Mechanisms of ductile mode machining for AlON ceramics

Abstract

This paper aims to reveal the mechanisms of ductile mode machining for AlON ceramics. The removal characteristics during machining were studied through ultra-precision grinding experiments. The machined surface consists of fractured and smooth areas, which were generated by brittle and ductile removal, respectively, of the individual AlON grains. The material removal mode has a determining effect on the surface/subsurface quality. The proportion of the fractured areas on the ground surface decreased gradually with a decrease in the depth of cut. The crystal indices of the grains most prone to brittle removal on the workpiece surface were determined using micro-area X-ray diffraction (μXRD) analysis performed using a beam with 50 μm diameter.
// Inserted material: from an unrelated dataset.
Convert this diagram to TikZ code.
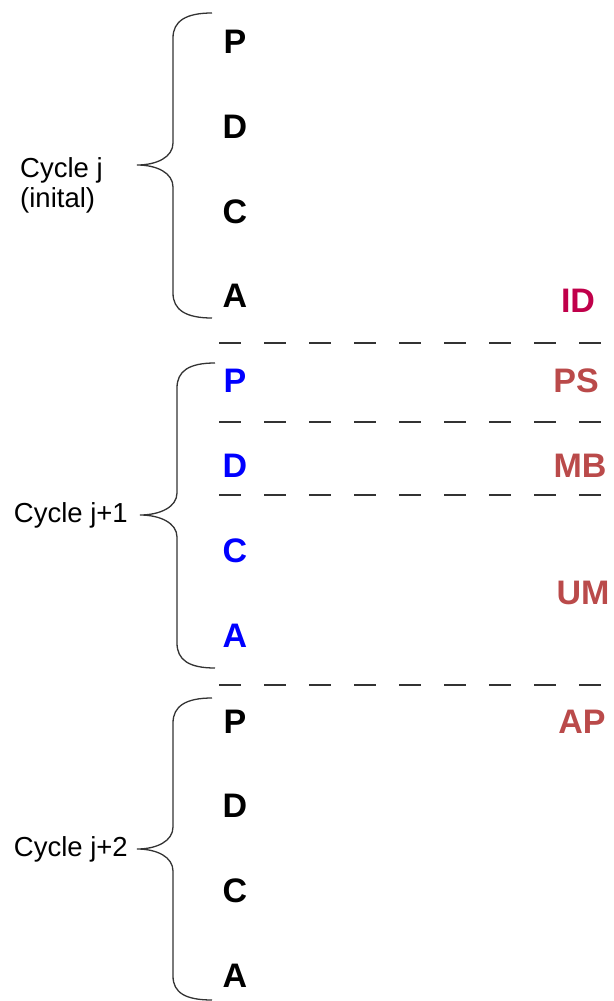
\documentclass[tikz,border=0pt]{standalone}
\usepackage{fontspec}
\setmainfont{Liberation Sans}
\usetikzlibrary{positioning}

\definecolor{phaseblue}{RGB}{0,0,255}
\definecolor{tagcrimson}{RGB}{192,0,74}
\definecolor{tagred}{RGB}{186,74,74}
\definecolor{linegray}{RGB}{51,51,51}

\tikzset{
  phase/.style={inner sep=0pt,font=\fontsize{34}{40}\bfseries\selectfont},
  tag/.style={inner sep=0pt,text=tagred,font=\fontsize{34}{40}\bfseries\selectfont},
  cyclelabel/.style={inner sep=0pt,font=\fontsize{27.5}{30}\selectfont},
  bracket/.style={draw=linegray,line width=1.3pt},
  divider/.style={draw=linegray,line width=2pt,dash pattern=on 22pt off 23pt}
}

\begin{document}
\begin{tikzpicture}[x=1pt,y=-1pt]
        \useasboundingbox (0,0) rectangle (613,1001);
        			% Cycle j (inital)
        			\draw [bracket] (212,13) .. controls (186,13) and (173,21) .. (173,38) -- (173,143)
        			      .. controls (173,157) and (157,165) .. (137,165) coordinate (tip1)
        			      .. controls (157,165) and (173,173) .. (173,187) -- (173,293)
        			      .. controls (173,310) and (186,318) .. (212,318);
        			\node [cyclelabel,align=left,anchor=north west] (cyc1) at (20,157) {Cycle j\\(inital)};
        			\node [phase] (p1) at (235,42) {P};
        			\node [phase] (d1) at (235,127) {D};
        			\node [phase] (c1) at (235,212) {C};
        			\node [phase] (a1) at (235,296) {A};
        			\node [tag,text=tagcrimson] (id) at (578,301) {ID};
			%
			%        Cycle j+1
        			\draw [bracket] (215,363) .. controls (189,363) and (177,371) .. (177,388) -- (177,493)
        			      .. controls (177,507) and (160,515) .. (140,515) coordinate (tip2)
        			      .. controls (160,515) and (177,523) .. (177,537) -- (177,643)
        			      .. controls (177,660) and (189,668) .. (215,668);
        			\node [cyclelabel,left=12pt of tip2] (cyc2) {Cycle j+1};
        			\node [phase,text=phaseblue] (p2) at (235,381) {P};
        			\node [phase,text=phaseblue] (d2) at (235,466) {D};
        			\node [phase,text=phaseblue] (c2) at (235,551) {C};
        			\node [phase,text=phaseblue] (a2) at (235,636) {A};
        			\node [tag] (ps) at (576,381) {PS};
        			\node [tag] (mb) at (580,466) {MB};
        			\node [tag] (um) at (583,593) {UM};
			%
			%        Cycle j+2
        			\draw [bracket] (212,698) .. controls (186,698) and (173,706) .. (173,723) -- (173,827)
        			      .. controls (173,841) and (157,849) .. (137,849) coordinate (tip3)
        			      .. controls (157,849) and (173,857) .. (173,871) -- (173,976)
        			      .. controls (173,993) and (186,1000) .. (212,1000);
        			\node [cyclelabel,left=9pt of tip3] (cyc3) {Cycle j+2};
        			\node [phase] (p3) at (235,722) {P};
        			\node [phase] (d3) at (235,806) {D};
        			\node [phase] (c3) at (235,891) {C};
        			\node [phase] (a3) at (235,976) {A};
        			\node [tag] (ap) at (582,722) {AP};
			%
			%        Dashed separators
        			\draw [divider] (219,343) -- (601,343);
        			\draw [divider] (219,422) -- (601,422);
        			\draw [divider] (219,495) -- (601,495);
        			\draw [divider] (219,685) -- (601,685);
    			\end{tikzpicture}
\end{document}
The results showed that the ductile removal of the {111} planes is critical for the ductile mode machining of AlON. Nanoindentation tests based on electron back-scattered diffraction (EBSD) indicated that AlON shows strong anisotropy in its mechanical properties and machinability. The (111) plane has the highest hardness and lowest fracture toughness, at 22.91 GPa and 1.8 MPa m1/2, respectively. The material removal mechanism during the grinding of AlON was discussed in detail. The minimum and maximum dc(hkl) values must be known for classifying whether the removal mode of the workpiece is brittle or ductile. A damage-free surface could be obtained during ductile mode grinding by controlling hmax to be less than dc(111). The subsurface deformation mechanism during ductile mode grinding was analysed. An amorphous layer was observed close to the ground surface. Further, dense dislocations with no particular orientation were present beneath this amorphous layer. As the crystal structure became clearer with an increase in the depth, the plastic deformation shifted to stacking faults parallel to the {111} planes.